W szeregach KSS jest bardzo wielu robotników. Są liczni budowlańcy, dzięki czemu pomagamy naszym członkom i klientom w remontowaniu mieszkań sub-standardowych dostarczanych przez gminy. To oni wyremontowali na błysk suterenę, w której jest nasze biuro w Warszawie. Wielu uczestników ruchu lokatorskiego to górnicy z zamkniętych kopalń, którzy wciąż są czynni zawodowo, pracując w innych kopalniach, ale zamieszkując w prywatyzowanych blokach zakładowych dawnego, macierzystego zakładu pracy. Nikt chyba nie twierdzi, że kiedy udzielamy im porad i pomagamy się zrzeszać oraz negocjować z wierzycielami i samorządem to są wykluczeni i „zbędni”, a kiedy zjeżdżają na dół, na szychtę uzyskują nagle świadomość klasową, której jakoby nie mieli działając w ruchu lokatorskim?

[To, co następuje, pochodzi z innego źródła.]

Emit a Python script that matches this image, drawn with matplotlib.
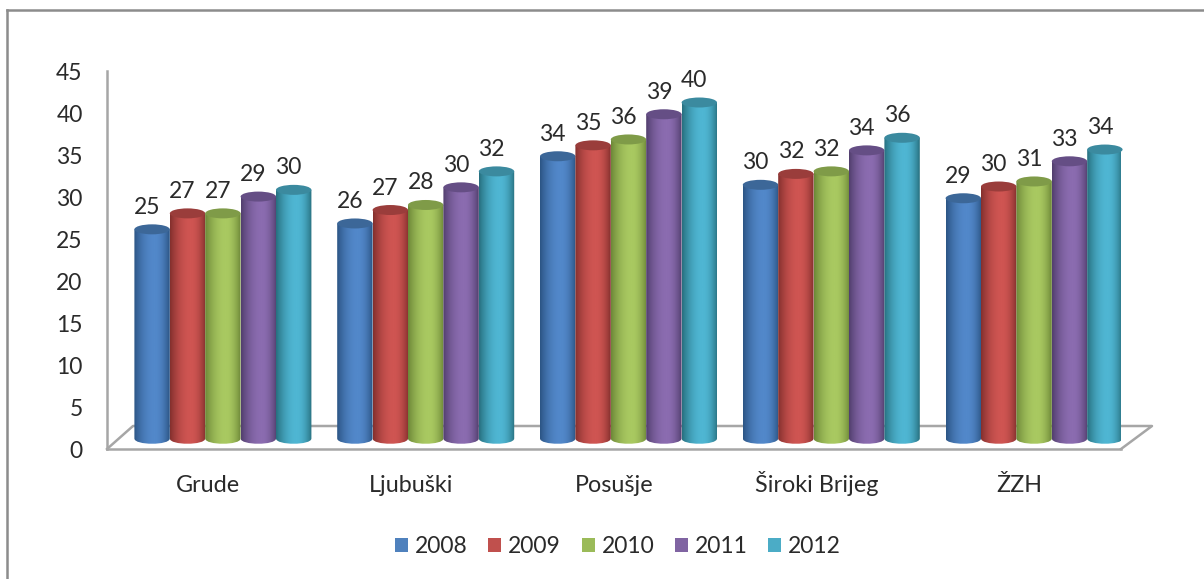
import numpy as np
import matplotlib
matplotlib.use('Agg')
import matplotlib.pyplot as plt
from matplotlib.colors import LinearSegmentedColormap
from matplotlib.lines import Line2D
from matplotlib.patches import Ellipse, Patch, PathPatch
from matplotlib.path import Path

categories = ['Grude', 'Ljubuški', 'Posušje', 'Široki Brijeg', 'ŽZH']
years = ['2008', '2009', '2010', '2011', '2012']
s2008 = [24.9, 25.6, 33.6, 30.2, 28.6]
s2009 = [26.8, 27.2, 34.9, 31.5, 30.0]
s2010 = [26.8, 27.8, 35.6, 31.8, 30.6]
s2011 = [28.8, 29.9, 38.6, 34.3, 33.0]
s2012 = [29.6, 31.8, 40.0, 35.8, 34.4]
series = [s2008, s2009, s2010, s2011, s2012]

# edge, centre, top of each cylinder
shades = [('#2c5585', '#5288ca', '#3c6798'),
          ('#84302e', '#cf5552', '#9a3d3b'),
          ('#6d8838', '#a9c961', '#7f9b48'),
          ('#523f6e', '#8b6cb0', '#654e85'),
          ('#27707f', '#4fb6d3', '#3b8a9f')]
legend_colors = ['#4f81bd', '#c0504d', '#9bbb59', '#8064a2', '#4bacc6']

plt.rcParams['font.family'] = ['Lato', 'DejaVu Sans']
W, H = 1204, 579
fig = plt.figure(figsize=(W / 100, H / 100), dpi=100)
ax = fig.add_axes([107 / W, 1 - 449 / H, (1121 - 107) / W, (449 - 71) / H])
ax.set_xlim(0, 5)
ax.set_ylim(0, 45)

px_x = 5 / (1121 - 107)   # data units per pixel
px_y = 45 / (449 - 71)
bar_w = 35.4 * px_x
shift_x = 14.5 * px_x     # depth shift of the bars
base = 10.5 * px_y
ell_h = 10 * px_y

# floor
floor_c = '#a6a6a6'
ax.plot([0, 26 * px_x, 5 + 31 * px_x, 5], [0, 23 * px_y, 23 * px_y, 0],
        color=floor_c, lw=1.8, clip_on=False, zorder=1)

grad = np.linspace(0, 1, 64)
grad = np.where(grad < 0.58, grad / 0.58, (1 - grad) / 0.42)
grad = (1 - (1 - grad) ** 2.0)[None, :]

for i, (vals, sh) in enumerate(zip(series, shades)):
    cmap = LinearSegmentedColormap.from_list('c', [sh[0], sh[1]])
    for j, v in enumerate(vals):
        x0 = j + 0.5 + shift_x + (i - 2.5) * bar_w
        x1 = x0 + bar_w
        xc = (x0 + x1) / 2
        top = base + v
        z = 2 + j * 10 + i
        verts = [(x0, top), (x0, base), (x0, base - ell_h * 0.7), (x1, base - ell_h * 0.7),
                 (x1, base), (x1, top), (x0, top)]
        codes = [Path.MOVETO, Path.LINETO, Path.CURVE4, Path.CURVE4, Path.CURVE4,
                 Path.LINETO, Path.CLOSEPOLY]
        body = PathPatch(Path(verts, codes), fc='none', ec='none', transform=ax.transData)
        ax.add_patch(body)
        im = ax.imshow(grad, extent=(x0, x1, base - ell_h, top), cmap=cmap, aspect='auto',
                       vmin=0, vmax=1, zorder=z, interpolation='bilinear')
        im.set_clip_path(body)
        ax.add_patch(Ellipse((xc, top), bar_w, ell_h, fc=sh[2], ec='none', zorder=z + 0.5,
                             clip_on=False))
        ax.text(xc - 5 * px_x, top + 11.5 * px_y, f'{v:.0f}', ha='center', va='bottom',
                fontsize=16.5, color='#2a2a2a', zorder=200, clip_on=False)

ax.set_xlim(0, 5)
ax.set_ylim(0, 45)
ax.set_yticks(range(0, 46, 5))
ax.set_xticks(np.arange(5) + 0.5)
ax.set_xticklabels(categories, va='baseline')
ax.tick_params(axis='y', length=0, labelsize=16.5, labelcolor='#2a2a2a', pad=17.5)
ax.tick_params(axis='x', length=0, labelsize=16.8, labelcolor='#2a2a2a', pad=31)
for side in ['top', 'right']:
    ax.spines[side].set_visible(False)
for side in ['left', 'bottom']:
    ax.spines[side].set_color(floor_c)
    ax.spines[side].set_linewidth(1.8)
ax.patch.set_visible(False)

# outer frame, only left and top are in the crop
fig.add_artist(Line2D([7 / W, 7 / W], [0, 1 - 10 / H], color='#8c8c8c', lw=1.8))
fig.add_artist(Line2D([7 / W, 1], [1 - 10 / H, 1 - 10 / H], color='#8c8c8c', lw=1.8))

handles = [Patch(fc=c, ec='none') for c in legend_colors]
fig.legend(handles, years, ncol=5, loc='center', bbox_to_anchor=(618 / W, 1 - 546.5 / H),
           frameon=False, fontsize=16.5, handlelength=0.57, handleheight=0.57,
           handletextpad=0.3, columnspacing=0.9, labelcolor='#2a2a2a')

fig.savefig('out.png', dpi=100)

KSS interweniuje też w konfliktach pracowniczych. Występujemy, choć rzadziej niż w sprawach czysto cywilnych, w sprawach z zakresu prawa pracy przed sądami pracy. Wtedy zawsze jesteśmy zmuszeni zapytać naszych klientów o przynależność związkową. Zwykle są to ludzie nie zrzeszeni i wtedy podsuwamy im deklarację związkową np. Konfederacji Pracy, aby z poparciem związku mieć tytuł do reprezentowania ich przed sądem. Znana jest rola KSS i Jarka Niemca w zwycięskiej walce przeciwko outsourcingowi na lubelskim UMCS. Coraz częściej jedyną drogą wspomożenia pracowników, których prawa są łamane jest inicjowanie powoływania organizacji związkowych w firmach np. w firmach ochroniarskich czy supermarketach. I my to robimy.
Piszę o tym, żeby nasi oponenci poniechali jałowego sporu. Istnieją dwie koncepcje. Jedna, żeby budować ruch antysystemowy w oparciu o związek zawodowy. Druga, żeby podjąć taką próbę wychodząc od dynamicznie rozwijającego się ruchu w obronie oprawa do dachu nad głową. W obu wypadkach podmiotem zmian ma być tak naprawdę ta sama grupa społeczna, robotnicy, pracownicy najemni. Obecni i byli, bo dziś na rentach i emeryturach lub bezrobotni. Dylemat: ludzie pracy czy lokatorzy jest sztuczny. Cel – przemiana społeczna - jest wspólny. Różna jest tylko strategia. Ale to przecież nie powinno być przeszkodą w rzeczowej rozmowie o tym jak wspólnie najlepiej organizować ludzi wyzyskiwanych i zagrożonych społecznym wykluczeniem.